Catholic faces at Mass

On Christmas Day, my family and I visiting relatives in the San Francisco Bay area attended Mass at Holy Spirit Church in Fremont. We have done so on previous Christmases. This is a nice suburban church partly reconstructed a few years ago so that Mass is celebrated in the round.

We sat in the new part looking toward the older part of the church. But what really impressed me on this visit was the significant ethnic diversity of this parish.

It is an older Portuguese church but its parishioners are mostly Asian -- those whose families descend from India and East Asia -- and Latinos. I only saw a sprinkling of white people presumably Portuguese, Irish and Italian. Although I detected some foreign accents among some of the adults what was noticeable was the American accent of the younger people.

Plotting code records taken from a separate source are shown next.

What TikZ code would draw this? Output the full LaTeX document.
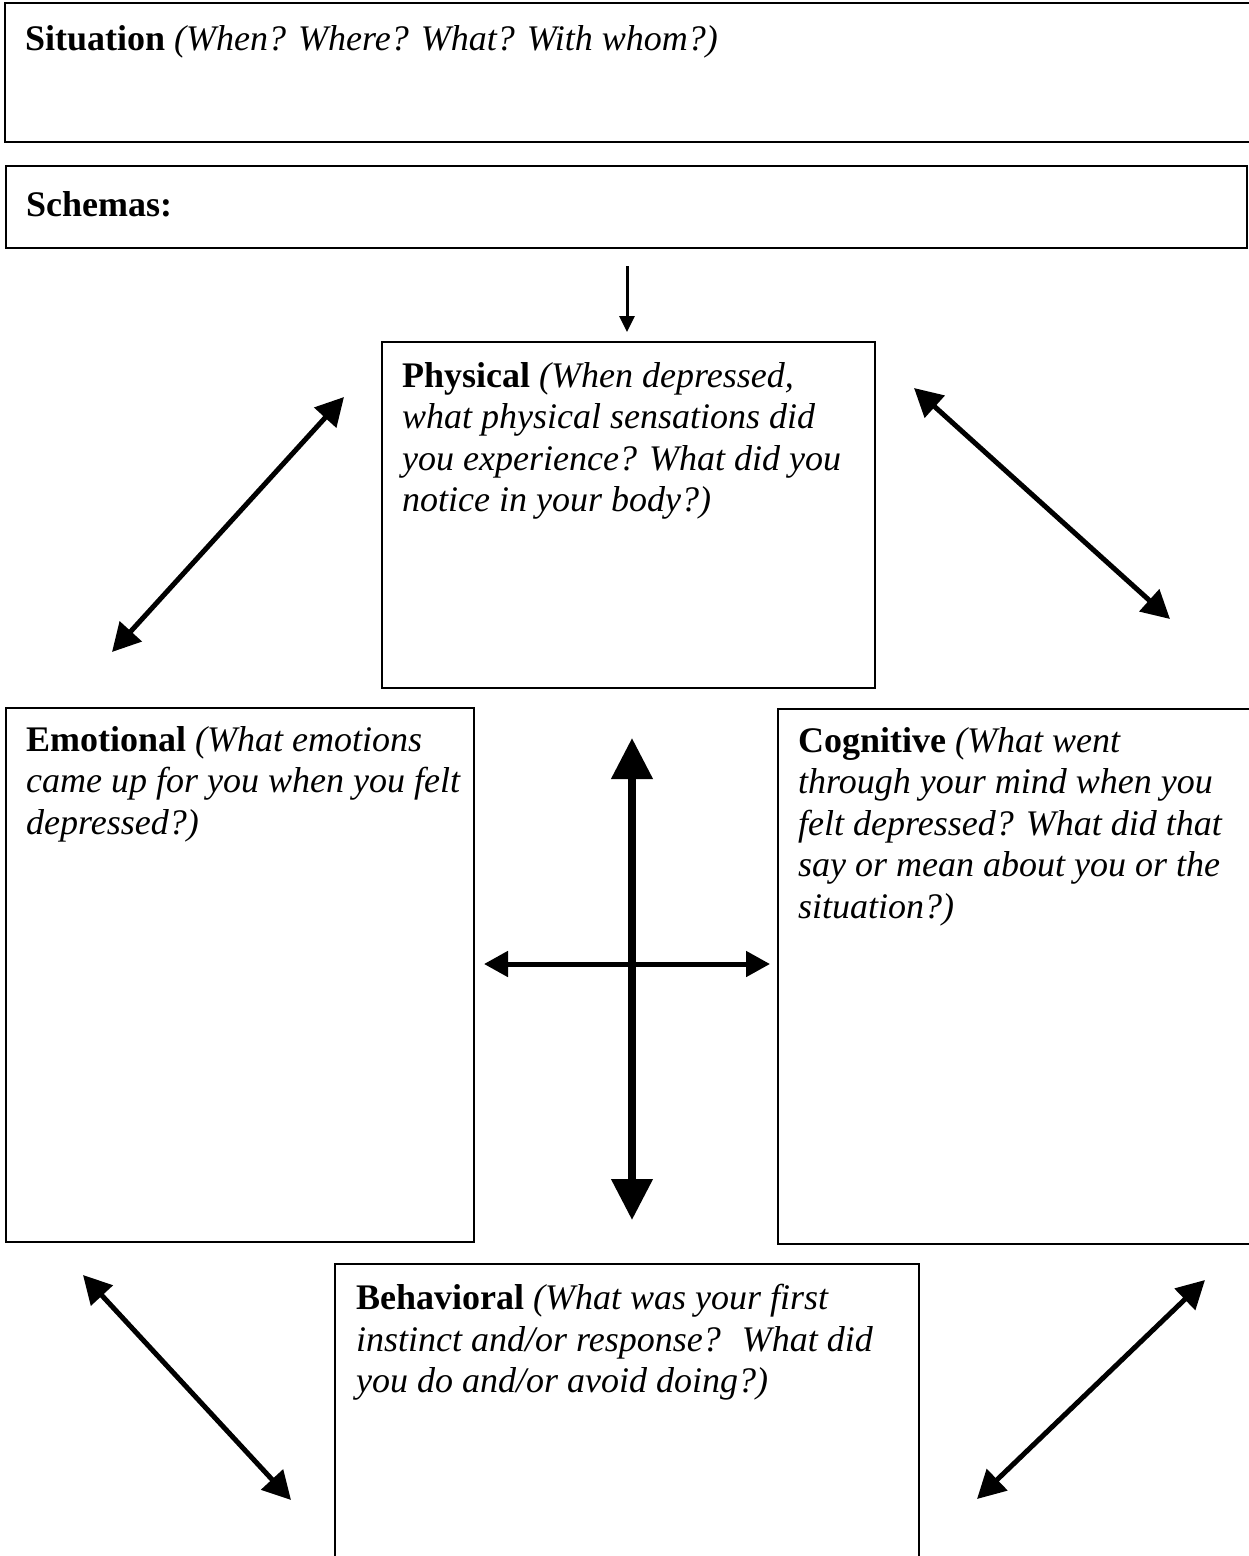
\documentclass[tikz,border=0pt]{standalone}
\usepackage{fontspec}
\setmainfont{Liberation Serif}
\usetikzlibrary{arrows.meta}

\tikzset{
	sheet/.style={draw=black, line width=1.6pt, anchor=north west, inner sep=0pt, outer sep=0pt},
	heavysheet/.style={sheet, line width=2.6pt},
	prompt/.style={anchor=north west, inner sep=0pt, align=left, font=\fontsize{36}{41.5}\selectfont},
	twoway/.style={line width=5pt, {Triangle[length=28pt,width=29pt]}-{Triangle[length=28pt,width=29pt]}},
	crossway/.style={line width=5pt, {Triangle[length=24pt,width=25pt]}-{Triangle[length=24pt,width=25pt]}},
	uprightway/.style={line width=7.5pt, {Triangle[length=41pt,width=40pt]}-{Triangle[length=41pt,width=40pt]}},
	leadin/.style={line width=3pt, -{Triangle[length=16pt,width=15pt]}}
}

\begin{document}
\begin{tikzpicture}[x=1pt, y=-1pt]
			%%%%% START %%%%%
			
			\useasboundingbox (0, 0) rectangle (1249, 1556);
			\clip (0, 0) rectangle (1249, 1556);
			
			\node[heavysheet, minimum width=1262pt, minimum height=139pt] (situation) at (5, 3) {};
			\node[prompt] (situationtext) at (25, 25) {\textbf{Situation} \textit{(When? Where? What? With whom?)}};
			
			\node[sheet, minimum width=1241pt, minimum height=82pt] (schemas) at (6, 166) {};
			\node[prompt] (schemastext) at (26, 191) {\textbf{Schemas:}};
			
			\coordinate (leadtop) at (627, 266);
			\coordinate (leadend) at (627, 332);
			\draw[leadin] (leadtop) -- (leadend);
			
			\node[sheet, minimum width=493pt, minimum height=346pt] (physical) at (382, 342) {};
			\node[prompt] (physicaltext) at (402, 362) {\textbf{Physical} \textit{(When depressed,}\\
				\textit{what physical sensations did}\\
				\textit{you experience? What did you}\\
				\textit{notice in your body?)}};
			
			\node[sheet, minimum width=468pt, minimum height=534pt] (emotional) at (6, 708) {};
			\node[prompt] (emotionaltext) at (26, 726) {\textbf{Emotional} \textit{(What emotions}\\
				\textit{came up for you when you felt}\\
				\textit{depressed?)}};
			
			\node[sheet, minimum width=490pt, minimum height=535pt] (cognitive) at (778, 709) {};
			\node[prompt] (cognitivetext) at (798, 727) {\textbf{Cognitive} \textit{(What went}\\
				\textit{through your mind when you}\\
				\textit{felt depressed? What did that}\\
				\textit{say or mean about you or the}\\
				\textit{situation?)}};
			
			\node[sheet, minimum width=584pt, minimum height=310pt] (behavioral) at (335, 1264) {};
			\node[prompt] (behavioraltext) at (356, 1284) {\textbf{Behavioral} \textit{(What was your first}\\
				\textit{instinct and/or response?~ What did}\\
				\textit{you do and/or avoid doing?)}};
			
			% arrows between the boxes
			\coordinate (emophysA) at (112, 652);
			\coordinate (emophysB) at (344, 397);
			\coordinate (physcogA) at (914, 388);
			\coordinate (physcogB) at (1170, 619);
			\coordinate (emobehA) at (83, 1275);
			\coordinate (emobehB) at (291, 1500);
			\coordinate (behcogA) at (977, 1499);
			\coordinate (behcogB) at (1205, 1280);
			\draw[twoway] (emophysA) -- (emophysB);
			\draw[twoway] (physcogA) -- (physcogB);
			\draw[twoway] (emobehA) -- (emobehB);
			\draw[twoway] (behcogA) -- (behcogB);
			
			\coordinate (crosstop) at (632, 738);
			\coordinate (crossbottom) at (632, 1220);
			\coordinate (crossleft) at (484, 964);
			\coordinate (crossright) at (770, 964);
			\draw[crossway] (crossleft) -- (crossright);
			\draw[uprightway] (crosstop) -- (crossbottom);
			
			%%%%% END %%%%%
\end{tikzpicture}
\end{document}
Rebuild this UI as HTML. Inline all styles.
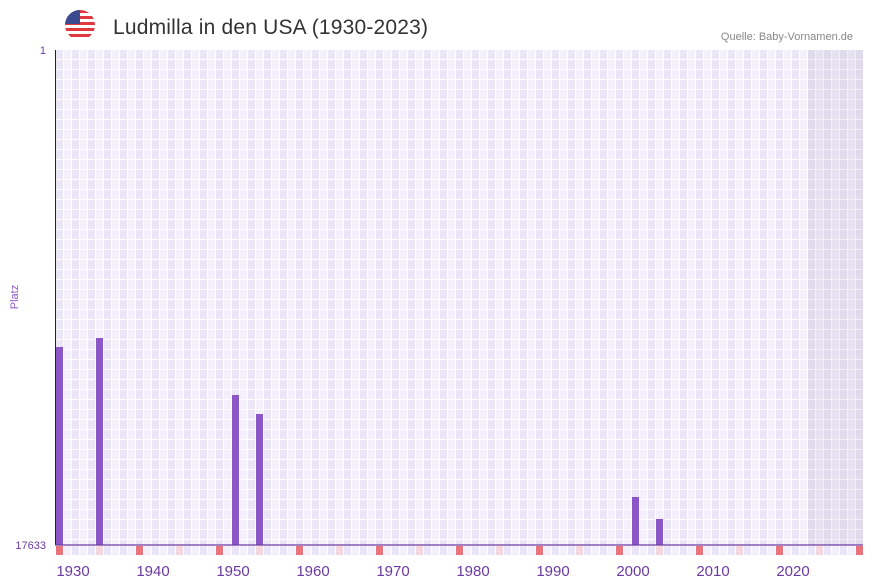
<!DOCTYPE html>
<html><head><meta charset="utf-8"><style>
body{margin:0;background:#fff;font-family:"Liberation Sans",sans-serif;}
</style></head><body>
<svg width="873" height="587" xmlns="http://www.w3.org/2000/svg" style="display:block">
<defs>
<pattern id="g" x="56" y="50" width="16" height="10" patternUnits="userSpaceOnUse">
<rect width="16" height="10" fill="#fff"/>
<rect x="0" y="0" width="7" height="9" fill="#ebe5f8"/>
<rect x="8" y="0" width="7" height="9" fill="#f3f0fb"/>
</pattern>
<pattern id="g2" x="56" y="50" width="16" height="10" patternUnits="userSpaceOnUse">
<rect width="16" height="10" fill="#f2f0f6"/>
<rect x="0" y="0" width="7" height="9" fill="#e0dbec"/>
<rect x="8" y="0" width="7" height="9" fill="#e6e2ef"/>
</pattern>
<pattern id="g3" x="56" y="545" width="16" height="10" patternUnits="userSpaceOnUse">
<rect width="16" height="10" fill="#fff"/>
<rect x="0" y="0" width="7" height="10" fill="#ebe5f8"/>
<rect x="8" y="0" width="7" height="10" fill="#f3f0fb"/>
</pattern>
</defs>
<rect x="56" y="50" width="752" height="495" fill="url(#g)"/>
<rect x="808" y="50" width="55" height="495" fill="url(#g2)"/>
<rect x="56" y="546" width="807" height="9" fill="url(#g3)"/>
<g fill="#8d56c6">
<rect x="56" y="347" width="7" height="198"/>
<rect x="96" y="338" width="7" height="207"/>
<rect x="232" y="395" width="7" height="150"/>
<rect x="256" y="414" width="7" height="131"/>
<rect x="632" y="497" width="7" height="48"/>
<rect x="656" y="519" width="7" height="26"/>
</g>
<g fill="#e8737a">
<rect x="56" y="546" width="7" height="9"/><rect x="136" y="546" width="7" height="9"/><rect x="216" y="546" width="7" height="9"/><rect x="296" y="546" width="7" height="9"/><rect x="376" y="546" width="7" height="9"/><rect x="456" y="546" width="7" height="9"/><rect x="536" y="546" width="7" height="9"/><rect x="616" y="546" width="7" height="9"/><rect x="696" y="546" width="7" height="9"/><rect x="776" y="546" width="7" height="9"/><rect x="856" y="546" width="7" height="9"/>
</g>
<g fill="#f5d7df">
<rect x="96" y="546" width="7" height="9"/><rect x="176" y="546" width="7" height="9"/><rect x="256" y="546" width="7" height="9"/><rect x="336" y="546" width="7" height="9"/><rect x="416" y="546" width="7" height="9"/><rect x="496" y="546" width="7" height="9"/><rect x="576" y="546" width="7" height="9"/><rect x="656" y="546" width="7" height="9"/><rect x="736" y="546" width="7" height="9"/><rect x="816" y="546" width="7" height="9"/>
</g>
<line x1="55.5" y1="50" x2="55.5" y2="545" stroke="#2a1a40" stroke-width="1"/>
<line x1="55" y1="545" x2="863" y2="545" stroke="#6a3aa0" stroke-width="1.3"/>
<g fill="#6a3aa0" font-size="11" text-anchor="end">
<text x="46" y="54">1</text>
<text x="46" y="549">17633</text>
</g>
<text x="18" y="297" fill="#8d56c6" font-size="11" text-anchor="middle" transform="rotate(-90 18 297)">Platz</text>
<g fill="#6a3aa0" font-size="15" text-anchor="middle">
<text x="73" y="576">1930</text><text x="153" y="576">1940</text><text x="233" y="576">1950</text><text x="313" y="576">1960</text><text x="393" y="576">1970</text><text x="473" y="576">1980</text><text x="553" y="576">1990</text><text x="633" y="576">2000</text><text x="713" y="576">2010</text><text x="793" y="576">2020</text>
</g>
<text x="113" y="34" fill="#333" font-size="21" textLength="315">Ludmilla in den USA (1930-2023)</text>
<text x="853" y="40" fill="#888" font-size="11" text-anchor="end">Quelle: Baby-Vornamen.de</text>
<clipPath id="c"><circle cx="80" cy="25" r="15"/></clipPath>
<g clip-path="url(#c)">
<rect x="65" y="10" width="30" height="30" fill="#fff"/>
<g fill="#e0383e">
<rect x="65" y="10" width="30" height="3"/><rect x="65" y="16" width="30" height="3"/><rect x="65" y="22" width="30" height="3"/><rect x="65" y="28" width="30" height="3"/><rect x="65" y="34" width="30" height="3"/>
</g>
<rect x="65" y="10" width="15" height="14" fill="#3b4a8f"/>
</g>
</svg>
</body></html>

The Mass was celebrated by a priest from India and aided by a Chinese-American deacon. The prayers and songs were all in English.

I couldn’t help but think how much this Mass reflected the demographic transformation of not only in the church in the United States but throughout the world. Third World people now form the majority of the universal Catholic church. This change rather than threatening the viability of the church has instead infused it with new energy and creativity as Catholic rituals reflect this new diversity.

This energy is not only the result of ethnic changes but of generational ones as well. As I looked around at Christmas Mass, I also was conscience of how many young people in there 20s to infants were present. All of us were there as Catholics but we were all of many ethnic and generational backgrounds and you could feel the vibrancy of this presence.

My good friend Fr. Virgilio Elizondo observes that the future of the U.S. church is mestizo, meaning an ethnic hybrid church and he is correct. I saw this plainly at Christmas Mass.